YMCA Wellness Coach and Military Veteran Carlos Ortiz Sr., works with James Bender, Marine Corps and Vietnam Veteran as a part of the VA’s Whole Health Program.
The Tampa Metropolitan Area YMCA and the VA have partnered to make healthy living programs accessible to Veterans. Veterans who have been referred by their Whole Health coach at the James A. Haley Veterans Hospital are eligible to attend the Y for 12 weeks and participate in recommended Y programs, including but not limited to: Yoga, Tai Chi, Pilates, Y Weight and Water Aerobics.
Carlos Ortiz Sr., a Wellness Coach at the Spurlino Family YMCA, and a Veteran, leads new Whole Health members through an orientation of the program. He works with them to discuss ways they can improve their health and wellbeing. For Carlos, the process is “kind of (like) coming up with a road map to achieve their physical goals in life.”
For many Veterans, prioritizing health and wellness is important. “Depending on their term of enlistment (it can) be very challenging, mentally and physically,” said Carlos. “The program gives them an opportunity to make adjustments (to their lifestyle), alleviate some of these issues and improve their quality of life through strength and cardio conditioning exercises.”
Veterans are welcome to come to the Y as many times as they would like during their 12 weeks. If they visit the Y a minimum of 19 times (and scan in at the Welcome Center) during their first 12 week pass, they are eligible to ask the VA Whole Health coach to renew their pass.

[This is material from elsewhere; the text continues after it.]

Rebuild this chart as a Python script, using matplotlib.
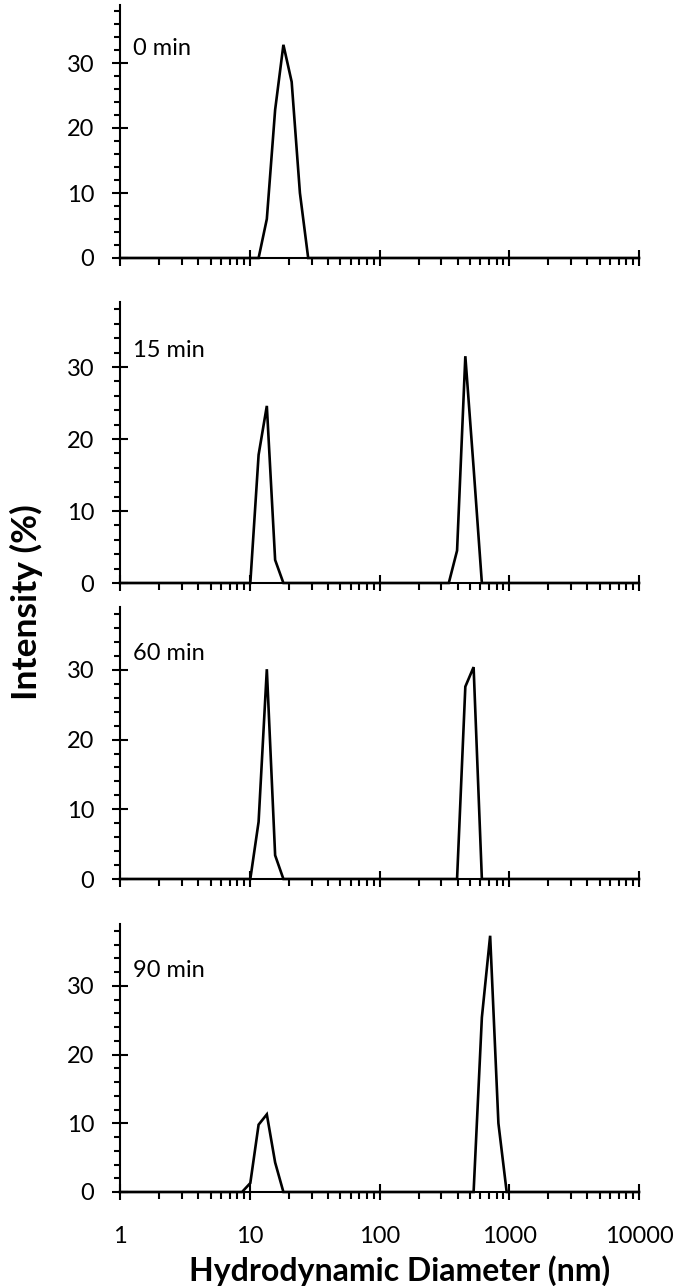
import matplotlib
matplotlib.use("Agg")
import matplotlib.pyplot as plt
from matplotlib.ticker import FixedLocator, NullFormatter, LogLocator, MultipleLocator

plt.rcParams['font.family'] = ['Lato', 'DejaVu Sans']

# ---- data ----
panel_labels = ["0 min", "15 min", "60 min", "90 min"]

size_0 = [1, 11.7, 13.54, 15.69, 18.17, 21.04, 24.36, 28.21, 10000]
int_0 = [0, 0, 6.0, 22.8, 32.8, 27.1, 10.0, 0, 0]

size_15 = [1, 10.1, 11.7, 13.54, 15.69, 18.17, 342.0, 396.1, 458.7, 531.2, 615.1, 10000]
int_15 = [0, 0, 17.8, 24.6, 3.2, 0, 0, 4.5, 31.5, 16.0, 0, 0]

size_60 = [1, 10.1, 11.7, 13.54, 15.69, 18.17, 396.1, 458.7, 531.2, 615.1, 10000]
int_60 = [0, 0, 8.2, 30.1, 3.4, 0, 0, 27.6, 30.4, 0, 0]

size_90 = [1, 8.721, 10.1, 11.7, 13.54, 15.69, 18.17, 531.2, 615.1, 712.4, 825.0, 955.4, 10000]
int_90 = [0, 0, 1.3, 9.8, 11.3, 4.3, 0, 0, 25.4, 37.3, 10.0, 0, 0]

sizes = [size_0, size_15, size_60, size_90]
intensities = [int_0, int_15, int_60, int_90]

x_ticks = [1, 10, 100, 1000, 10000]
x_ticklabels = ["1", "10", "100", "1000", "10000"]
y_ticks = [0, 10, 20, 30]

# ---- layout ----
W, H = 680, 1286
fig = plt.figure(figsize=(W / 100, H / 100), dpi=100)

x_left_px, x_right_px = 120, 639
# (pixel of y=0, pixels per unit)
panel_geom = [(258, 6.5), (583, 7.2), (879, 6.97), (1192, 6.87)]
ymax = 39

for i, (y0, ppu) in enumerate(panel_geom):
    top = y0 - ymax * ppu
    ax = fig.add_axes([x_left_px / W, 1 - y0 / H,
                       (x_right_px - x_left_px) / W, (y0 - top) / H])
    ax.plot(sizes[i], intensities[i], color='black', lw=1.9,
            solid_joinstyle='miter', zorder=3, clip_on=False)
    ax.set_xscale('log')
    ax.set_xlim(1, 10000)
    ax.set_ylim(0, ymax)
    for s in ['top', 'right']:
        ax.spines[s].set_visible(False)
    for s in ['left', 'bottom']:
        ax.spines[s].set_linewidth(1.5)
    ax.xaxis.set_major_locator(FixedLocator(x_ticks))
    ax.xaxis.set_minor_locator(LogLocator(base=10, subs=range(2, 10), numticks=20))
    ax.xaxis.set_minor_formatter(NullFormatter())
    ax.yaxis.set_major_locator(FixedLocator(y_ticks))
    ax.yaxis.set_minor_locator(MultipleLocator(2))
    ax.set_yticklabels([str(v) for v in y_ticks])
    if i == len(panel_geom) - 1:
        ax.set_xticklabels(x_ticklabels)
    else:
        ax.set_xticklabels([])
    ax.tick_params(axis='x', which='major', direction='inout', length=12,
                   width=1.5, labelsize=17, pad=18.5, color='black')
    ax.tick_params(axis='x', which='minor', direction='out', length=5,
                   width=1.5, color='black')
    ax.tick_params(axis='y', which='major', direction='inout', length=12,
                   width=1.5, labelsize=17, pad=12.5, color='black')
    ax.tick_params(axis='y', which='minor', direction='out', length=4.3,
                   width=1.5, color='black')
    ax.text(1.26, 32.3, panel_labels[i], fontsize=17, ha='left', va='center')
    ax.patch.set_visible(False)

fig.text(26 / W, 1 - 602 / H, "Intensity (%)", rotation=90, ha='center',
         va='center', fontsize=25.5, fontweight='bold')
fig.text(400 / W, 1 - 1271 / H, "Hydrodynamic Diameter (nm)", ha='center',
         va='center', fontsize=23, fontweight='bold')

fig.savefig("out.png", dpi=100)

Carlos has had the opportunity to guide many Veterans through the Whole Health Program. “Assisting, guiding and seeing the great results of everybody that participates in the Whole Health Program is very rewarding to me. From a Veteran that came in to improve their strength, to those who just want to lose some weight.” He’s had the chance to interact with many as they go through the process, “seeing that they made an accomplishment of fulfilling their goals. You could feel the sense of pride, see the joy, emotions and changes in their quality of health.”
As a Veteran, the program has an even deeper meaning for him. “The Whole Health Program is an opportunity for me to communicate with my brothers and sisters of the United States Armed Forces.” Allowing him to continue to give back to those who have sacrificed so much.